#### [LISTED RECORDS]
— BEGIN —

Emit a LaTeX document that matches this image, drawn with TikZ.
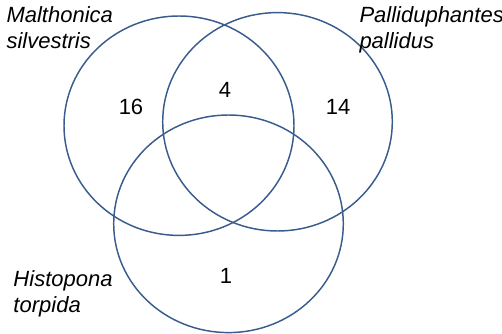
\documentclass[tikz,border=0pt]{standalone}
\usepackage{fontspec}
\setmainfont{Liberation Sans}
\definecolor{vennblue}{RGB}{58,92,140}

\begin{document}
\tikzset{every picture/.style={line width=0.75pt}}
\tikzset{venn/.style={draw=vennblue,line width=1.1pt},
	species/.style={anchor=north west,inner sep=0.75pt,align=left,font=\fontsize{16.5pt}{19.5pt}\selectfont\itshape},
	count/.style={inner sep=0.75pt,font=\fontsize{16.5pt}{19pt}\selectfont}}

\begin{tikzpicture}[x=0.75pt,y=0.75pt,yscale=-1,xscale=1]
	%set diagram left start at 0, and has height of 334
	\useasboundingbox (0,0) rectangle (502,334);
	
	%Shape: Ellipse [id:dp41736209815] 
	\draw  [venn] (179,125.7) ellipse (115 and 109.7) ;
	%Shape: Ellipse [id:dp90318442605] 
	\draw  [venn] (277.5,121.8) ellipse (114.8 and 109.2) ;
	%Shape: Ellipse [id:dp22671084931] 
	\draw  [venn] (228.5,223.8) ellipse (114.8 and 108.8) ;
	
	% Text Node
	\draw (5,5) node [species] (malth) {Malthonica\\silvestris};
	% Text Node
	\draw (358,5) node [species] (palli) {Palliduphantes\\pallidus};
	% Text Node
	\draw (12,269.5) node [species] (histo) {Histopona\\torpida};
	% Text Node
	\draw (131,107) node [count] (onlym) {16};
	% Text Node
	\draw (225,90) node [count] (mp) {4};
	% Text Node
	\draw (338,107) node [count] (onlyp) {14};
	% Text Node
	\draw (226,276) node [count] (onlyh) {1};
	
\end{tikzpicture}
\end{document}
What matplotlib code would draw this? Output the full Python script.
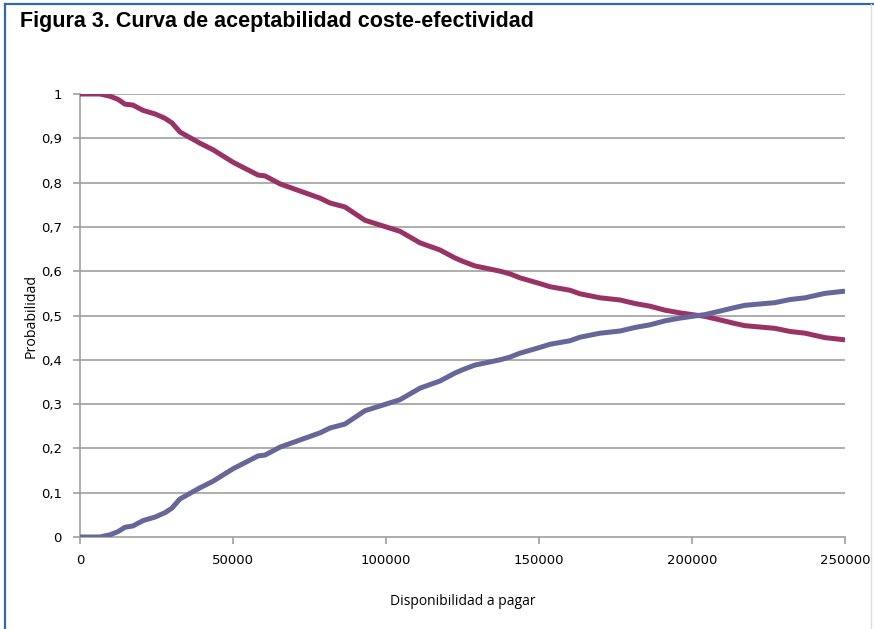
import matplotlib
matplotlib.use("Agg")
import matplotlib.pyplot as plt
from matplotlib.lines import Line2D

# disponibilidad a pagar (euros)
wtp = [0, 6500, 9800, 12400, 14700, 17300, 20600, 24500, 27800, 30000, 32700,
       39200, 43500, 50000, 58200, 60500, 65400, 71900, 78400, 81700, 86600,
       90500, 93100, 100000, 104600, 111100, 117600, 122500, 125200, 129000,
       137300, 140500, 143800, 150300, 153600, 160100, 163400, 169900, 176500,
       181400, 186300, 191200, 196000, 200000, 204200, 209200, 214000, 217300,
       222200, 227100, 232000, 237000, 240200, 243500, 250000]

prob_a = [1.0, 1.0, 0.995, 0.988, 0.977, 0.975, 0.963, 0.955, 0.945, 0.935, 0.914,
          0.889, 0.874, 0.846, 0.817, 0.815, 0.797, 0.781, 0.765, 0.754, 0.745,
          0.727, 0.715, 0.700, 0.690, 0.664, 0.648, 0.630, 0.622, 0.612,
          0.600, 0.594, 0.585, 0.572, 0.565, 0.557, 0.549, 0.540, 0.535,
          0.527, 0.521, 0.512, 0.506, 0.502, 0.498, 0.490, 0.482, 0.477,
          0.474, 0.471, 0.464, 0.460, 0.455, 0.450, 0.445]

prob_b = [0.0, 0.0, 0.005, 0.012, 0.022, 0.025, 0.037, 0.045, 0.055, 0.065, 0.086,
          0.111, 0.126, 0.154, 0.183, 0.185, 0.203, 0.219, 0.235, 0.246, 0.255,
          0.273, 0.285, 0.300, 0.310, 0.336, 0.352, 0.370, 0.378, 0.388,
          0.400, 0.406, 0.415, 0.428, 0.435, 0.443, 0.451, 0.460, 0.465,
          0.473, 0.479, 0.488, 0.494, 0.498, 0.502, 0.510, 0.518, 0.523,
          0.526, 0.529, 0.536, 0.540, 0.545, 0.550, 0.555]

yticks = [0, 0.1, 0.2, 0.3, 0.4, 0.5, 0.6, 0.7, 0.8, 0.9, 1]
ytick_labels = ["0", "0,1", "0,2", "0,3", "0,4", "0,5", "0,6", "0,7", "0,8", "0,9", "1"]
xticks = [0, 50000, 100000, 150000, 200000, 250000]

W, H = 874, 629
fig = plt.figure(figsize=(W / 100, H / 100), dpi=100)
ax = fig.add_axes([80 / W, (H - 537) / H, (845 - 80) / W, (537 - 94) / H])

grey = "#a0a0a0"
for y in yticks[1:]:
    ax.axhline(y, color=grey, lw=1.2, zorder=1)

ax.plot(wtp, prob_a, color="#993366", lw=3.6, solid_capstyle="butt", zorder=3)
ax.plot(wtp, prob_b, color="#666699", lw=3.6, solid_capstyle="butt", zorder=3)

ax.set_xlim(0, 250000)
ax.set_ylim(0, 1)
ax.set_xticks(xticks)
ax.set_xticklabels([str(x) for x in xticks])
ax.set_yticks(yticks)
ax.set_yticklabels(ytick_labels)

for s in ["top", "right"]:
    ax.spines[s].set_visible(False)
for s in ["left", "bottom"]:
    ax.spines[s].set_color(grey)
    ax.spines[s].set_linewidth(1.2)
ax.tick_params(colors=grey, labelcolor="black", labelsize=9.5, length=5, width=1.2)
ax.tick_params(axis="x", pad=7)
ax.tick_params(axis="y", pad=8)

ax.set_xlabel("Disponibilidad a pagar", fontsize=10, family="Open Sans", labelpad=20)
ax.set_ylabel("Probabilidad", fontsize=10.2, family="Open Sans", labelpad=2)

fig.text(20 / W, 1 - 21 / H, "Figura 3. Curva de aceptabilidad coste-efectividad",
         fontsize=15.5, fontweight="bold", family="Liberation Sans", va="center", ha="left")

# marco de la figura
fig.add_artist(Line2D([5 / W, 5 / W], [0, 1 - 4 / H], color="#2e6aa8", lw=1.6))
fig.add_artist(Line2D([5 / W, 1], [1 - 4 / H, 1 - 4 / H], color="#2e6aa8", lw=1.6))
fig.add_artist(Line2D([871 / W, 871 / W], [0, 1 - 4 / H], color="#dddddd", lw=1))

fig.savefig("out.png", dpi=100)
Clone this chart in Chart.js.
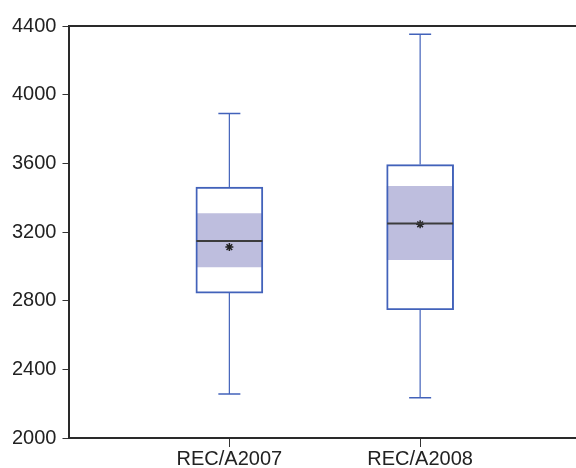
<!DOCTYPE html>
<html>
<head>
<meta charset="utf-8">
<script src="https://cdn.jsdelivr.net/npm/chart.js@4/dist/chart.umd.min.js"></script>
<style>
  html, body { margin: 0; padding: 0; background: #fff; }
  #wrap { width: 576px; height: 468px; position: relative; }
</style>
</head>
<body>
<div id="wrap"><canvas id="c" width="576" height="468"></canvas></div>
<script>
const categories = ['REC/A2007', 'REC/A2008'];
const xPositions = [1, 2];
const whiskerLow = [2257, 2235];
const q1 = [2844, 2747];
const ciLow = [2996, 3039];
const median = [3147, 3249];
const ciHigh = [3307, 3466];
const q3 = [3462, 3593];
const whiskerHigh = [3891, 4352];
const mean = [3112, 3245];
const yTicks = [2000, 2400, 2800, 3200, 3600, 4000, 4400];

const BLUE = 'rgb(66,98,186)';
const SHADE = 'rgb(190,190,222)';
const FONT = 'Liberation Sans, Arial, sans-serif';

function segs(a, b) {
  const out = [];
  xPositions.forEach((x, i) => {
    out.push({x: x, y: a[i]}, {x: x, y: b[i]});
    if (i < xPositions.length - 1) out.push({x: x + 0.5, y: null});
  });
  return out;
}
const pts = arr => xPositions.map((x, i) => ({x: x, y: arr[i]}));

const topBorder = {
  id: 'topBorder',
  afterDraw(chart) {
    const {ctx, chartArea} = chart;
    ctx.save();
    ctx.strokeStyle = '#2a2a2a';
    ctx.lineWidth = 2;
    ctx.beginPath();
    ctx.moveTo(chartArea.left - 1, chartArea.top);
    ctx.lineTo(chartArea.right, chartArea.top);
    ctx.stroke();
    ctx.restore();
  }
};

new Chart(document.getElementById('c'), {
  type: 'bar',
  plugins: [topBorder],
  data: {
    datasets: [
      { type: 'line', label: 'median', data: pts(median), showLine: false,
        pointStyle: 'line', pointRadius: 33, pointBorderColor: '#3c3c3c', pointBorderWidth: 2, order: 0 },
      { type: 'line', label: 'mean', data: pts(mean), showLine: false,
        pointStyle: 'star', pointRadius: 4, pointBorderColor: '#222', pointBorderWidth: 1.5, order: 1 },
      { type: 'bar', label: 'box', data: xPositions.map((x, i) => ({x: x, y: [q1[i], q3[i]]})),
        backgroundColor: 'rgba(0,0,0,0)', borderColor: BLUE, borderWidth: 1.3, borderSkipped: false,
        barThickness: 67, grouped: false, order: 2 },
      { type: 'bar', label: 'ci', data: xPositions.map((x, i) => ({x: x, y: [ciLow[i], ciHigh[i]]})),
        backgroundColor: SHADE, borderWidth: 0, barThickness: 66, grouped: false, order: 3 },
      { type: 'line', label: 'upper whisker', data: segs(q3, whiskerHigh), spanGaps: false,
        borderColor: BLUE, borderWidth: 1.2, pointRadius: 0, order: 4 },
      { type: 'line', label: 'lower whisker', data: segs(whiskerLow, q1), spanGaps: false,
        borderColor: BLUE, borderWidth: 1.2, pointRadius: 0, order: 4 },
      { type: 'line', label: 'caps', data: pts(whiskerHigh).concat(pts(whiskerLow)), showLine: false,
        pointStyle: 'line', pointRadius: 11, pointBorderColor: BLUE, pointBorderWidth: 1.5, order: 4 }
    ]
  },
  options: {
    responsive: false,
    animation: false,
    layout: { autoPadding: false, padding: { left: 6, right: 0, top: 26, bottom: -3 } },
    plugins: { legend: { display: false }, tooltip: { enabled: false } },
    scales: {
      x: {
        type: 'linear', position: 'bottom', min: 0.162, max: 2.817, offset: false, bounds: 'ticks',
        afterBuildTicks: axis => { axis.ticks = xPositions.map(v => ({value: v})); },
        ticks: {
          callback: v => categories[xPositions.indexOf(v)],
          color: '#222', font: { family: FONT, size: 20, lineHeight: 1.0 }, padding: 2,
          maxRotation: 0, autoSkip: false
        },
        grid: { drawOnChartArea: false, offset: false, tickLength: 9, tickColor: '#333', tickWidth: 1 },
        border: { display: true, color: '#2a2a2a', width: 2 }
      },
      y: {
        type: 'linear', min: 2000, max: 4400,
        afterBuildTicks: axis => { axis.ticks = yTicks.map(v => ({value: v})); },
        ticks: { color: '#222', font: { family: FONT, size: 20 }, padding: 6, callback: v => String(v) },
        grid: { drawOnChartArea: false, tickLength: 7, tickColor: '#333', tickWidth: 1 },
        border: { display: true, color: '#2a2a2a', width: 2 }
      }
    }
  }
});
</script>
</body>
</html>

— END —

#### [AIM]
Using the listing above, pick out each line that contains the word "matplotlib", then copy it.

#### [FINAL ANSWER]
What matplotlib code would draw this? Output the full Python script.
import matplotlib
matplotlib.use("Agg")
import matplotlib.pyplot as plt
from matplotlib.lines import Line2D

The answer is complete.